Sadiq Khan, Mayor of London, launched on Saturday the world’s first Global Disability Innovation Hub, which will be based at Queen Elizabeth Olympic Park. It will bring together the world’s best academics, disability experts and designers to improve the lives of the world’s one billion disabled people through technology, co-design and innovation. UCL will lead the team responsible for the long-term development of the Hub which will have a permanent home at the new UCL East campus.

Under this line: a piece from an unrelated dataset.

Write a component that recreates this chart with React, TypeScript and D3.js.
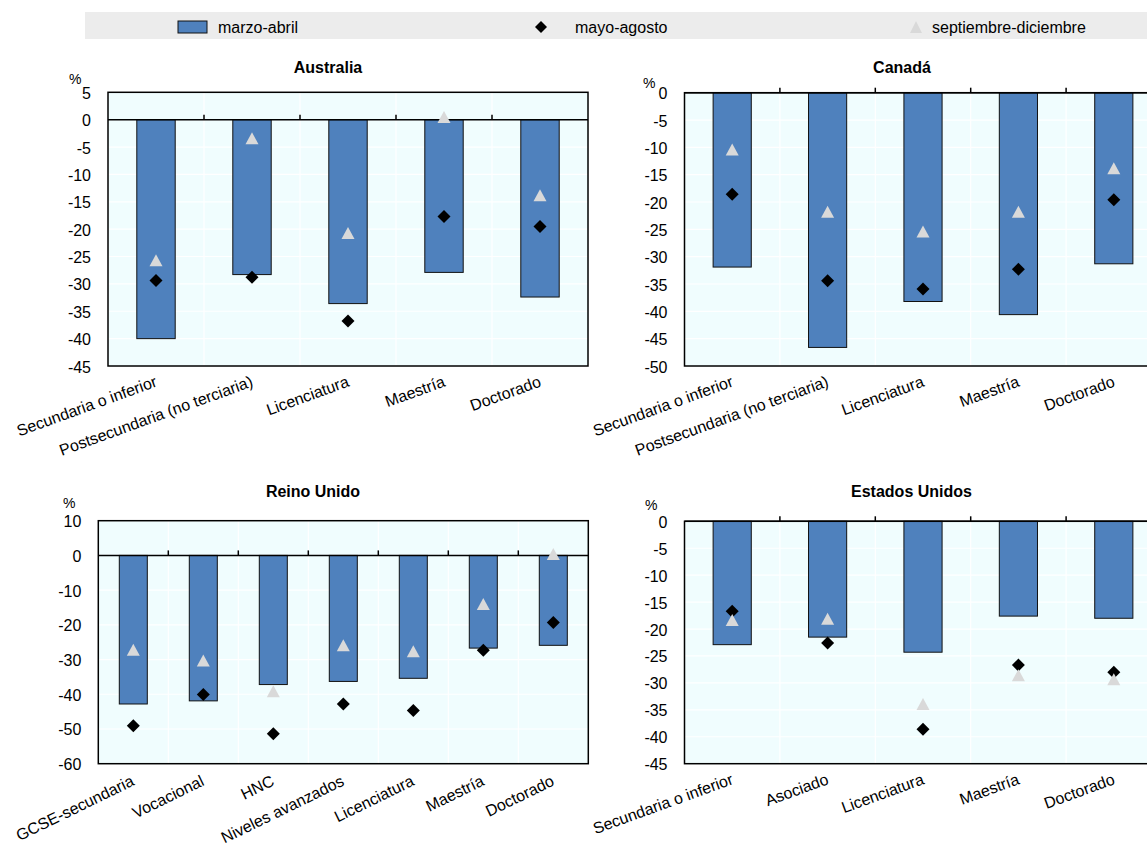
import React from "react";
import * as d3 from "d3";

// Series names shown in the legend
const seriesNames = ["marzo-abril", "mayo-agosto", "septiembre-diciembre"];

// Australia
const auCategories = ["Secundaria o inferior", "Postsecundaria (no terciaria)", "Licenciatura", "Maestría", "Doctorado"];
const auMarAbr = [-40.0, -28.3, -33.6, -27.9, -32.4];
const auMayAgo = [-29.4, -28.8, -36.8, -17.7, -19.5];
const auSepDic = [-25.7, -3.4, -20.7, 0.5, -13.8];
const auTicks = [5, 0, -5, -10, -15, -20, -25, -30, -35, -40, -45];

// Canadá
const caCategories = ["Secundaria o inferior", "Postsecundaria (no terciaria)", "Licenciatura", "Maestría", "Doctorado"];
const caMarAbr = [-31.9, -46.6, -38.2, -40.6, -31.3];
const caMayAgo = [-18.6, -34.4, -35.9, -32.3, -19.6];
const caSepDic = [-10.4, -21.8, -25.4, -21.8, -13.8];
const caTicks = [0, -5, -10, -15, -20, -25, -30, -35, -40, -45, -50];

// Reino Unido
const ukCategories = ["GCSE-secundaria", "Vocacional", "HNC", "Niveles avanzados", "Licenciatura", "Maestría", "Doctorado"];
const ukMarAbr = [-42.8, -41.9, -37.2, -36.3, -35.4, -26.7, -25.9];
const ukMayAgo = [-49.1, -40.1, -51.4, -42.8, -44.7, -27.3, -19.3];
const ukSepDic = [-27.2, -30.3, -39.1, -25.9, -27.6, -14.0, 0.4];
const ukTicks = [10, 0, -10, -20, -30, -40, -50, -60];

// Estados Unidos
const usCategories = ["Secundaria o inferior", "Asociado", "Licenciatura", "Maestría", "Doctorado"];
const usMarAbr = [-22.9, -21.5, -24.3, -17.6, -18.0];
const usMayAgo = [-16.7, -22.6, -38.6, -26.7, -28.0];
const usSepDic = [-18.3, -18.1, -33.9, -28.6, -29.3];
const usTicks = [0, -5, -10, -15, -20, -25, -30, -35, -40, -45];

const FONT = "'Liberation Sans', Arial, Helvetica, sans-serif";
const BAR = "#4f81bd";
const TRI = "#d9d9d9";
const PLOT_BG = "#f0fdfe";

const diamond = (cx: number, cy: number, r = 6.5) =>
  `M${cx},${cy - r}L${cx + r},${cy}L${cx},${cy + r}L${cx - r},${cy}Z`;
const triangle = (cx: number, cy: number, w = 13, h = 12) =>
  `M${cx},${cy - h / 2}L${cx + w / 2},${cy + h / 2}L${cx - w / 2},${cy + h / 2}Z`;

type PanelProps = {
  title: string;
  titleX: number;
  titleY: number;
  categories: string[];
  marAbr: number[];
  mayAgo: number[];
  sepDic: number[];
  ticks: number[];
  left: number;
  top: number;
  width: number;
  height: number;
  pctX: number;
  pctY: number;
  labelAngle: number;
  labelDy: number;
};

function Panel(p: PanelProps) {
  const x = d3
    .scaleBand<string>()
    .domain(p.categories)
    .range([p.left, p.left + p.width])
    .paddingInner(0)
    .paddingOuter(0);
  const y = d3
    .scaleLinear()
    .domain([d3.min(p.ticks) as number, d3.max(p.ticks) as number])
    .range([p.top + p.height, p.top]);
  const bw = x.bandwidth() * 0.4;
  const bottom = p.top + p.height;
  const y0 = y(0);
  const boundaries = p.categories.slice(1).map((c) => x(c) as number);

  return (
    <g>
      <text x={p.titleX} y={p.titleY} textAnchor="middle" fontWeight="bold" fontSize={16} fontFamily={FONT}>
        {p.title}
      </text>
      <text x={p.pctX} y={p.pctY} fontSize={14} fontFamily={FONT}>
        %
      </text>
      <rect x={p.left} y={p.top} width={p.width} height={p.height} fill={PLOT_BG} />
      {p.ticks.map((t) => (
        <line key={"h" + t} x1={p.left} x2={p.left + p.width} y1={y(t)} y2={y(t)} stroke="#fff" strokeWidth={1.2} />
      ))}
      {boundaries.map((bx, i) => (
        <line key={"v" + i} x1={bx} x2={bx} y1={p.top} y2={bottom} stroke="#fff" strokeWidth={1.2} />
      ))}
      {p.ticks.map((t) => (
        <text
          key={"t" + t}
          x={p.left - 17}
          y={y(t) + 6.5}
          textAnchor="end"
          fontSize={16}
          fontFamily={FONT}
        >
          {t}
        </text>
      ))}
      {p.categories.map((c, i) => {
        const cx = (x(c) as number) + x.bandwidth() / 2;
        const v = p.marAbr[i];
        return (
          <rect
            key={"b" + c}
            x={cx - bw / 2}
            y={Math.min(y(v), y0)}
            width={bw}
            height={Math.abs(y(v) - y0)}
            fill={BAR}
            stroke="#111"
            strokeWidth={1}
          />
        );
      })}
      <line x1={p.left} x2={p.left + p.width} y1={y0} y2={y0} stroke="#000" strokeWidth={1.5} />
      {boundaries.map((bx, i) => (
        <line key={"k" + i} x1={bx} x2={bx} y1={y0 - 5} y2={y0} stroke="#000" strokeWidth={1.5} />
      ))}
      <rect x={p.left} y={p.top} width={p.width} height={p.height} fill="none" stroke="#000" strokeWidth={1.5} />
      {p.categories.map((c, i) => {
        const cx = (x(c) as number) + x.bandwidth() / 2;
        return <path key={"d" + c} d={diamond(cx, y(p.mayAgo[i]))} fill="#000" />;
      })}
      {p.categories.map((c, i) => {
        const cx = (x(c) as number) + x.bandwidth() / 2;
        return <path key={"g" + c} d={triangle(cx, y(p.sepDic[i]))} fill={TRI} />;
      })}
      {p.categories.map((c) => {
        const cx = (x(c) as number) + x.bandwidth() / 2;
        return (
          <text
            key={"l" + c}
            transform={`translate(${cx + 2},${bottom + p.labelDy}) rotate(${p.labelAngle})`}
            textAnchor="end"
            fontSize={16}
            fontFamily={FONT}
          >
            {c}
          </text>
        );
      })}
    </g>
  );
}

export default function App() {
  return (
    <svg
      width={1147}
      height={846}
      style={{ position: "absolute", left: 0, top: 0, display: "block", background: "#fff" }}
    >
      {/* Legend */}
      <rect x={85} y={12} width={1062} height={27} fill="#ececec" />
      <rect x={178} y={21} width={29} height={12} fill={BAR} stroke="#111" strokeWidth={1} />
      <text x={218} y={33} fontSize={16} fontFamily={FONT}>
        {seriesNames[0]}
      </text>
      <path d={diamond(541, 27, 6)} fill="#000" />
      <text x={575} y={33} fontSize={16} fontFamily={FONT}>
        {seriesNames[1]}
      </text>
      <path d={triangle(916, 27, 12, 12)} fill={TRI} />
      <text x={932} y={33} fontSize={16} fontFamily={FONT}>
        {seriesNames[2]}
      </text>

      <Panel
        title="Australia"
        titleX={328}
        titleY={73}
        categories={auCategories}
        marAbr={auMarAbr}
        mayAgo={auMayAgo}
        sepDic={auSepDic}
        ticks={auTicks}
        left={108}
        top={92.3}
        width={480}
        height={273.7}
        pctX={69}
        pctY={84}
        labelAngle={-20}
        labelDy={20}
      />
      <Panel
        title="Canadá"
        titleX={902}
        titleY={73}
        categories={caCategories}
        marAbr={caMarAbr}
        mayAgo={caMayAgo}
        sepDic={caSepDic}
        ticks={caTicks}
        left={684.5}
        top={92.7}
        width={477}
        height={273.3}
        pctX={643}
        pctY={88}
        labelAngle={-20}
        labelDy={20}
      />
      <Panel
        title="Reino Unido"
        titleX={313}
        titleY={497}
        categories={ukCategories}
        marAbr={ukMarAbr}
        mayAgo={ukMayAgo}
        sepDic={ukSepDic}
        ticks={ukTicks}
        left={98.3}
        top={520.7}
        width={490}
        height={243}
        pctX={63}
        pctY={508}
        labelAngle={-26}
        labelDy={21}
      />
      <Panel
        title="Estados Unidos"
        titleX={911.5}
        titleY={497}
        categories={usCategories}
        marAbr={usMarAbr}
        mayAgo={usMayAgo}
        sepDic={usSepDic}
        ticks={usTicks}
        left={684.5}
        top={521.3}
        width={477}
        height={242.4}
        pctX={645}
        pctY={510}
        labelAngle={-20}
        labelDy={20}
      />
    </svg>
  );
}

The Hub, to be based initially at the London Legacy Development Corporation, launched with:
· A new website calling on people to join its online community and share ideas and innovations from across the world;
· Over ten projects, many developed by teams involving UCL researchers, already delivering and testing new ways of disrupting traditional thinking on disability;
· Plans to launch a Master’s programme, sponsored PhDs, and multidisciplinary research projects being developed by academic partners;
Professor Paola Lettieri, Academic Director for UCL East, said:
“The Global Disability Hub is a great example of the new and exciting activities that we are planning for our new campus at the Queen Elizabeth Olympic Park, which break down the conventional barriers between research, education, enterprise and public engagement, and are innovative in the approach that integrates them.”
The Hub emerged from work at UCL, led by Catherine Holloway (UCL Interaction Centre), into finding practical uses for the latest research on disability and innovation. An example of a project being supported by UCL is the development of an app that allows wheelchair users to plan accessible urban routes.
The establishment of the Hub was spurred by a UCL Grand Challenge award led by Dr Maria Kett (UCL Epidemiology) that allowed over 150 people from across the disability communities and academics across the Hub institutions to work together on a week of daily ‘hacks’. They designed transport for disabled children in Zimbabwe and developed methods for visually impaired people to navigate the UCL East campus.
The Hub partnership is led by UCL and Queen Elizabeth Olympic Park, with Loughborough University London, UAL’s London College of Fashion, alongside partners including Leonard Cheshire Disability, the Victoria and Albert Museum, Sadler’s Wells Theatre, Helen Hamlyn Centre for Design at the Royal College of Art and a range of disabled peoples’ organisations and local and international community groups.
The Hub is co-directed within UCL by Professor Nora Groce (UCL Epidemiology). It will work with teams including the Aspire CREATe centre and the UCL Institute for Healthcare Engineering.